Personally I'm happy to see companies competing on performance like this. If one company puts out benchmarks I want to see their competition come in with their own benchmarks. Ideally we'll see improvements to both products, and a refined benchmarking suite and philosophy.

notfromhere 1135 days ago

Disabling fsync is dubious.

I do find it interesting that Confluent feels the need to respond to RP given the disparities in size, install base, etc.

morelisp 1135 days ago

I've been watching Redpanda for a couple years primarily because I'm interested in their wasm data transformations. In the past 3 months I've heard it mentioned several dozen times by other teams in our company, vs. maybe 2-3 times in the >1y prior. So something seems in the air, and presumably Confluent has noticed.
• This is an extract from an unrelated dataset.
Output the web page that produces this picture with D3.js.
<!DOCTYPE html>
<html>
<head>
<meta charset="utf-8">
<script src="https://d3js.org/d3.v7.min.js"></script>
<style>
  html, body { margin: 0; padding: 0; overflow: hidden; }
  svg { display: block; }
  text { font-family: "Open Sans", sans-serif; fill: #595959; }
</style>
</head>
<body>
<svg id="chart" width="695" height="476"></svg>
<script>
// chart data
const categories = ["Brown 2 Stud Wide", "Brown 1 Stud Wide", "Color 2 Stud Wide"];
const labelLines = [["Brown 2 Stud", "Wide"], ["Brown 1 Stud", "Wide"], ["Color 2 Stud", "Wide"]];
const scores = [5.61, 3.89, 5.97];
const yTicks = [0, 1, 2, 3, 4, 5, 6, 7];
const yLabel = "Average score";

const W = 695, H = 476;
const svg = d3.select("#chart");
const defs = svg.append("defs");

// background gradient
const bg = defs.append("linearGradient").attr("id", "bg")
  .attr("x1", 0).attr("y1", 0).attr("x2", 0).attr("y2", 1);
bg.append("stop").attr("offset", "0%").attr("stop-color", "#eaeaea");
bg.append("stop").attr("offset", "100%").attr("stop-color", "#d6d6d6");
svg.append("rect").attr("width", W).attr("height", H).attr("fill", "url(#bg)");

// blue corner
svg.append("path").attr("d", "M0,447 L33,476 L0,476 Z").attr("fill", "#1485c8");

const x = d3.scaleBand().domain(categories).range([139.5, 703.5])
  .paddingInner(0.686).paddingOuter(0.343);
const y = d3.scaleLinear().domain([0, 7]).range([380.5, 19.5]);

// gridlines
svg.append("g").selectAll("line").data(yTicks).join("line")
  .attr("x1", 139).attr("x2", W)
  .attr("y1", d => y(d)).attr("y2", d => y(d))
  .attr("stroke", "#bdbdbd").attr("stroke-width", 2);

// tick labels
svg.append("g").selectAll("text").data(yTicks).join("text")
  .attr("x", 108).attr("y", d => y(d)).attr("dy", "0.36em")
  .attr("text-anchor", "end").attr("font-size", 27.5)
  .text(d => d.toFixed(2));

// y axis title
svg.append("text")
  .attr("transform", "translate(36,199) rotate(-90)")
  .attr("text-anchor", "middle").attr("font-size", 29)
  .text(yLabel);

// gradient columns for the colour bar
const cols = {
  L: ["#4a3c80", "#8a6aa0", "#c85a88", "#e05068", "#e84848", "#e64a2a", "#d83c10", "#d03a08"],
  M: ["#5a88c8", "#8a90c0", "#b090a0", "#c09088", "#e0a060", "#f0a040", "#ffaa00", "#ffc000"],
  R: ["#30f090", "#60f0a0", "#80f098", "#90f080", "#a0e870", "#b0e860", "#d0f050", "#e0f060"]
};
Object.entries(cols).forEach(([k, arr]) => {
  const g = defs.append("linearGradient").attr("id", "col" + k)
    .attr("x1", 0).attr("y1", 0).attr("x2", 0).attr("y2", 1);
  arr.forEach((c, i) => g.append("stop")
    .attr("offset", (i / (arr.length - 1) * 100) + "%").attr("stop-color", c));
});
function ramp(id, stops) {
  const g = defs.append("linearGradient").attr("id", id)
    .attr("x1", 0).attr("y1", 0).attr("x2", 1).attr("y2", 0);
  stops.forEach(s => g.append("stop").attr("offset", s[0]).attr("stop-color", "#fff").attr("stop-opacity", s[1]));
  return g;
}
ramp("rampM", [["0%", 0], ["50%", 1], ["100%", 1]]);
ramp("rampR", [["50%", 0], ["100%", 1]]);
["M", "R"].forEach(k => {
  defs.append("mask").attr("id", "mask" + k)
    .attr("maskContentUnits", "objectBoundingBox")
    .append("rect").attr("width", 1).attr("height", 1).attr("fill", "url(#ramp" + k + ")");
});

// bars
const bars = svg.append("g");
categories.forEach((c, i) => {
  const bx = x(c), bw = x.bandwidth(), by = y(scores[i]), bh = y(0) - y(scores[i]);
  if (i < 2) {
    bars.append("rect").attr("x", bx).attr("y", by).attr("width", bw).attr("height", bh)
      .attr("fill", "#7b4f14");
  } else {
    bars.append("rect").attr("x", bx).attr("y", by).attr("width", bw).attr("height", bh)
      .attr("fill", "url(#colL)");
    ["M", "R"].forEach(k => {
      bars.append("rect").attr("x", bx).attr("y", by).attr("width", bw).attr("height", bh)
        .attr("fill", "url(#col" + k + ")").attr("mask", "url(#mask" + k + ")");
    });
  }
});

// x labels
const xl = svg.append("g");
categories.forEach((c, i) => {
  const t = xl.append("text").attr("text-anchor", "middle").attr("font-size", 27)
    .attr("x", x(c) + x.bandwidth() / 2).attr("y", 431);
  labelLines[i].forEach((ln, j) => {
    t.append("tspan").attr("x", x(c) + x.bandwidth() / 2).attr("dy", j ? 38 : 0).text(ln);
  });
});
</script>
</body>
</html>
I'm not sure why, Kafka per se doesn't seem to have really dropped any significant balls lately (and we're self-hosted so Confluent isn't very relevant).

insanitybit 1135 days ago

Everyone is thinking about their cloud costs right now, so something that offers higher perf and lower ops is going to be more relevant today.

agallego 1135 days ago

We’re about to released a revamped wasm and new sdk with prev lessons learned. Should be cool

alexisread 1135 days ago

Any sign of JSON schema in the registry? That would be great if so!

minhazm 1135 days ago

I actually enjoy these kinds of benchmarks. They're both incentivized to show their own platforms running in the most optimal setups and they're also incentivized to call out any BS from the other party. In the end users get to see the good and the bad of both platforms.

For this particular post I like that they explained each settings change they're making and why. In many of these benchmarks people will make some change and either not mention it or won't explain why they made the change and users are left trying to figure it out.

whartung 1135 days ago

I don't think who does the benchmark, any benchmark, matters as long as they're open about how it was done, what properties were set, ideally why they were set, and what their results were. The big picture goal is to ostensibly be able to reproduce such benchmarks.
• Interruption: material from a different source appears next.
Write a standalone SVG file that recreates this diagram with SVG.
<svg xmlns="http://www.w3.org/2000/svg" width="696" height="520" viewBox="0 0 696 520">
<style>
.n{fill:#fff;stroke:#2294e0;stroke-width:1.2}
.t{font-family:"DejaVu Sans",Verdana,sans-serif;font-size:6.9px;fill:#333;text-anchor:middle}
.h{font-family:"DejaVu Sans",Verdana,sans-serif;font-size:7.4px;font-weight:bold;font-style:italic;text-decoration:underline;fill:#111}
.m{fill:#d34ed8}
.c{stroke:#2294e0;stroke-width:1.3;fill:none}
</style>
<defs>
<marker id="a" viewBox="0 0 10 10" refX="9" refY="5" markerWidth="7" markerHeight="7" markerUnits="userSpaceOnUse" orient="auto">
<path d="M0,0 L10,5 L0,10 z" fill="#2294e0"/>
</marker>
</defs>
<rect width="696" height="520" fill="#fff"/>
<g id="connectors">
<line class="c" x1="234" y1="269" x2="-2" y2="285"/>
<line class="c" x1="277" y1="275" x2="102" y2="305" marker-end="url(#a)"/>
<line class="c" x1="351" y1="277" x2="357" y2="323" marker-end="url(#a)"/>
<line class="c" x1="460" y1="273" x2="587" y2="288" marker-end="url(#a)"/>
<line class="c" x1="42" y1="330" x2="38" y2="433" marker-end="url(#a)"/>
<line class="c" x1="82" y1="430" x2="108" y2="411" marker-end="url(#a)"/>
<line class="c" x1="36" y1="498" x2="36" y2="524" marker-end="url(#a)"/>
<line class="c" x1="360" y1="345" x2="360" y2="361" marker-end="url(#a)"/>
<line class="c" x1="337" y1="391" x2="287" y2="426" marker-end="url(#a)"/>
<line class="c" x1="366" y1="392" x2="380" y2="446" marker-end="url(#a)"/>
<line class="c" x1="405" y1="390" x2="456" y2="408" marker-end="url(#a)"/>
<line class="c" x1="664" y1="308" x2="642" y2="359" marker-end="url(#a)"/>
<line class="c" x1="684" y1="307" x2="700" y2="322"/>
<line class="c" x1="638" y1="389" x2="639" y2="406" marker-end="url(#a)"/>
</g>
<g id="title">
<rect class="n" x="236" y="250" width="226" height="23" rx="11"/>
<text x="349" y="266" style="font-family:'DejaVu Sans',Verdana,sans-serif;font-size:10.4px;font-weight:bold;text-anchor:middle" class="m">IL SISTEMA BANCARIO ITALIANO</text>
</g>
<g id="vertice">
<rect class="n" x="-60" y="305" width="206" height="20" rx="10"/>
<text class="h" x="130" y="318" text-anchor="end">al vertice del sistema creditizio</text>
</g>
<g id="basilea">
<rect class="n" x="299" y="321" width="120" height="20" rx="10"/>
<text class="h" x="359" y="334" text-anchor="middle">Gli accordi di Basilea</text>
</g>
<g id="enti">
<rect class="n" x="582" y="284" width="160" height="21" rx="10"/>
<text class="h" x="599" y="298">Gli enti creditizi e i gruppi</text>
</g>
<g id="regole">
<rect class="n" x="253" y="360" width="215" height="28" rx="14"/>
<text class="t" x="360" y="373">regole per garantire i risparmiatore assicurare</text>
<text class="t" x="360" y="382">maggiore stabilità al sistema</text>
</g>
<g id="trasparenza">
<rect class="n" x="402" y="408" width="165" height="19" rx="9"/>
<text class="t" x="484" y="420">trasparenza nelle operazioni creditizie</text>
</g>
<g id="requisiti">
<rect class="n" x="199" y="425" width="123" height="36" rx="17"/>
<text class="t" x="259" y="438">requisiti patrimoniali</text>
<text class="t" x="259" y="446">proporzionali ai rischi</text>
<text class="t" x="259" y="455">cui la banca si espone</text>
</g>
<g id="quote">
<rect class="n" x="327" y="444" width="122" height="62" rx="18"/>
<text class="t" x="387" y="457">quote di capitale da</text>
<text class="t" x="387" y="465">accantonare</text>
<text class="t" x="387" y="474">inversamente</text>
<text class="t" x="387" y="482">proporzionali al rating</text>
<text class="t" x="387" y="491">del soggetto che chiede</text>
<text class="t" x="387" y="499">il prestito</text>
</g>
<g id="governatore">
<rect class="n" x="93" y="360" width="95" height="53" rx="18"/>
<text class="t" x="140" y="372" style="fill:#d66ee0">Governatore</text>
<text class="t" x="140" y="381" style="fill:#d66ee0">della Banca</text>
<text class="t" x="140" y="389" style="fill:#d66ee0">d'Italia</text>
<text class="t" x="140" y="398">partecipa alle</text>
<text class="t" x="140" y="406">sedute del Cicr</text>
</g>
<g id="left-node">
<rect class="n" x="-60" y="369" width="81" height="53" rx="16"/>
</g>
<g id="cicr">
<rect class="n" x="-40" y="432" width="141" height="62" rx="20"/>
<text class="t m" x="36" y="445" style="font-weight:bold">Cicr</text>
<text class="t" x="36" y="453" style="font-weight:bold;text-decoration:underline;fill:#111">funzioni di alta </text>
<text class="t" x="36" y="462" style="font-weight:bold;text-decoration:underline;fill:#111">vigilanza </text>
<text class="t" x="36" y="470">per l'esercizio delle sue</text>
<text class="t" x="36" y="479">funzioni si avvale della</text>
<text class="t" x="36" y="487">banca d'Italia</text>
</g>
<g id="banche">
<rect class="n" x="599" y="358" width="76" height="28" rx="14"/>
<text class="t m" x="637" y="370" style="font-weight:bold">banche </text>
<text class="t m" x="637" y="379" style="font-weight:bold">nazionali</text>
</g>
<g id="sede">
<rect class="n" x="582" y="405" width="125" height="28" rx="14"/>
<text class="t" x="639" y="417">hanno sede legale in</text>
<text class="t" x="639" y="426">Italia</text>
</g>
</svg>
But I've found through industry that most benchmarks, especially for infrastructure software, are performed by the vendors. The burden for standing up the system(s) to pull off the benchmark is usually high enough that independents are rarely going to take up that banner and do it themselves.

Also, notably closed source systems, some vendors don't license their software to allow public benchmarks.
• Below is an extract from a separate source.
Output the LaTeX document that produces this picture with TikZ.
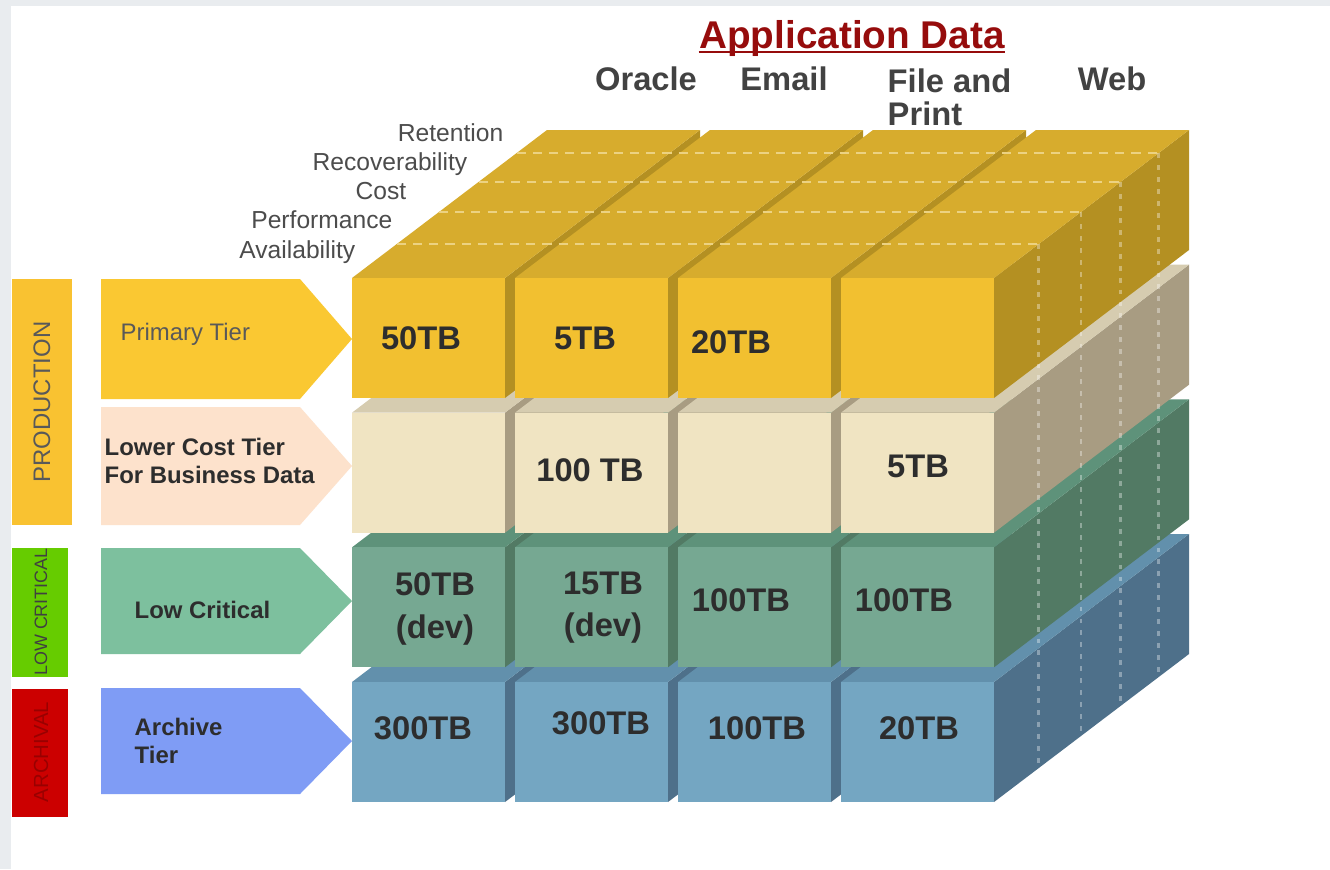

So, transparency is all we can really hope for.

I remember the halcyon days of the database wars with the vendors publishing new benchmarks seemingly ever month. Fun to watch "Lies, damn lies, and statistics" rear up on its hind legs and roar. And some of the monster clusters of hardware these folks put together were legion.

Similarly I enjoyed when Sun was publishing JEE benchmarks on cheap hardware running Glassfish against MySQL. At least they were publishing on these smaller systems more akin to what many companies may run internally in contrast to these million dollar cluster benchmarks BEA and Oracle were publishing.

Finally, just to throw this out, modern hardware is just extraordinary. Hard to appreciate how fast modern machines are if you didn't live with them in the old days.

Were in the glory days where we, most of we, simply don't care. Off the shelf hardware running untuned servers with reasonable algorithms have so much bandwidth and capability, just gets harder and harder to saturate today.

hodgesrm 1135 days ago

> Off the shelf hardware running untuned servers with reasonable algorithms have so much bandwidth and capability, just gets harder and harder to saturate today.

Interestingly that's not necessarily the case in the public cloud. I'm messing around with AWS storage for an upcoming talk. You definitely can saturate storage on AWS, and it's sometimes hard to tell why.

jvanlightly 1135 days ago

Author here. Anyone can run these tests. It's available for anyone to run and check my results.

snotrockets 1135 days ago

Confluent doesn't own Kafka. Apache Kafka is an Apache project, with its own government structure. Some of the project management committee is employed by Confluent, but not all: e.g., the current PMC chair is Mickael Maison, employed by Red Hat. See https://projects.apache.org/committee.html?kafka

purpleblue 1135 days ago

Kafka PMC is utterly dominated by Confluent or former employees. Everything Kafka does has been and always will be with Confluent's best interest first and foremost. The idea that Kafka isn't completely controlled by Confluent would be disingenuous at best. I don't have anything against Kafka or Confluent, but people should call a spade a spade here when it's blatantly obvious.

snotrockets 1135 days ago

This is a very dim view, which doesn't match what I personally have seen, but to each his own.

EdwardDiego 1135 days ago

Confluent don't own Kafka :)

uberduper 1135 days ago

Apache Software Foundation owns Kafka.

purpleblue 1135 days ago

Meh. It's obvious Confluent exploited the status of being an Apache open source project in order to say they were open-source. But look at the make up of the PMC of Kafka and it's completely dominated by Confluent employees or former employees. Nothing gets done without Confluent's approval or best interest at heart.

EdwardDiego 1135 days ago

Well, they did write most of it, and the PMC composition is changing.

> Nothing gets done without Confluent's approval or best interest at heart.

I disagree. This explicitly competes against the tiered storage in Confluent's enterprisey Kafka flavour: https://cwiki.apache.org/confluence/display/KAFKA/KIP-405%3A...

uberduper 1135 days ago

True. I wasn't trying to suggest there wasn't a bias here or minimize Confluent's involvement in the project.